To sum up: “You have been instrumental in uniting us”, Rech says to the semi-official organ of the Cabinet. Who do they mean by “us”? It appears that they mean the Octobrists and the Cadets. What have they united for? For a common task, the consolidation of the Constitution. And what are we to understand by the Constitution and its consolidation? A sensible compromise between the Octobrists and the Cadets. What is the criterion of the wisdom of compromises of this kind? Their approval by the worst representatives of Russian “Kolupayev” capitalism, such as the St. Petersburg municipal councillors. And what is the practical result of these sensible compromises? The result is that P. A. Stolypin, or the Council of State, or Tolmachov, etc., “rudely unmask” these compromises.... Oh, these practical politicians!
But will there not be a third camp at the elections to the Fourth Duma—one that realises how senseless, ridiculous and naïve is the Cadet policy of “sensible compromise”? What do you think of that, gentlemen of Rech and Russkiye Vedomosti?
 Russkiye Vedomosti (Russian Recorder)—a daily newspaper published in Moscow from 1863 by liberal professors of the Moscow University and Zemstvo personalities; it expressed the views of the liberal landlords and bourgeoisie. From 1905 it was an organ of the Right Cadets, and was closed down after the 1917 October Revolution.
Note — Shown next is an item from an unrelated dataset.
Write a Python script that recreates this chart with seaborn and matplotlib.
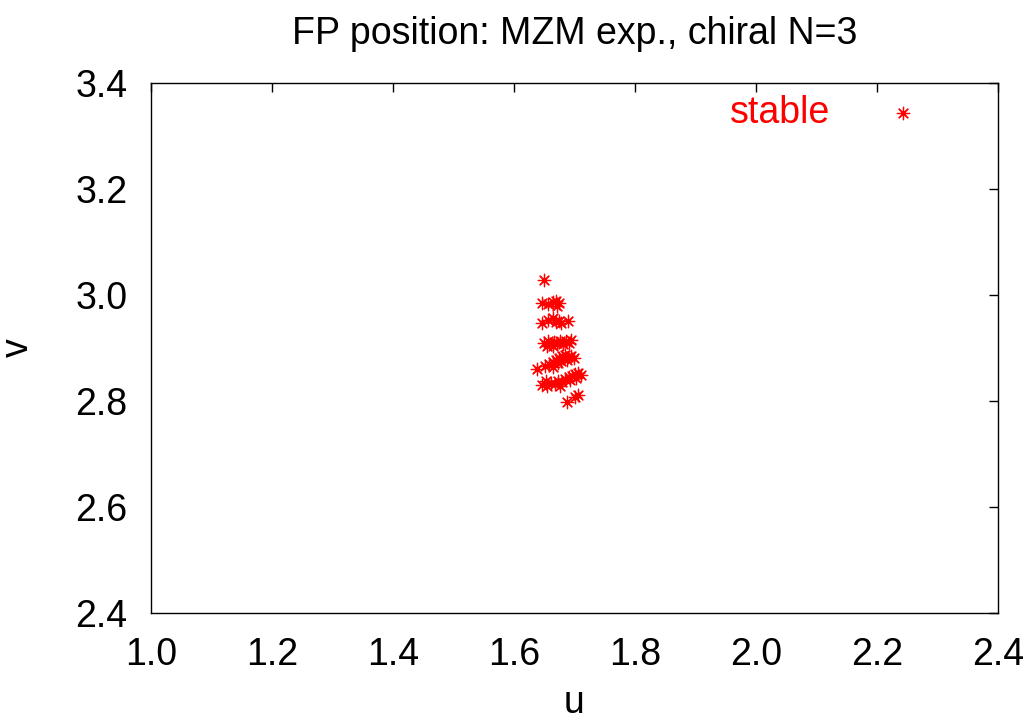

 Progressists—chiefly representatives of the urban petty bourgeoisie, and to some extent of the peasantry, who stood for election to the Second and Third Dumas.
 Council of the United Nobility—a counter-revolutionary landlord organisation formed in May 1906, which exercised great influence on government policy. During the period of the Third State Duma a considerable number of its members were in the Council of State and leading centres of the Black-Hundred organisations.
 “Kolupayev” capitalism. Kolupayev is the name of a kulak in M. Y. Saltykov-Shchedrin’s The Mon Repos Retreat. Lenin described this type of capitalism in “The Agrarian Programme of Social-Democracy in the First Russian Revolution, 1905–07”
 Tolmachov, I. N.—Governor of Odessa, an extreme reactionary.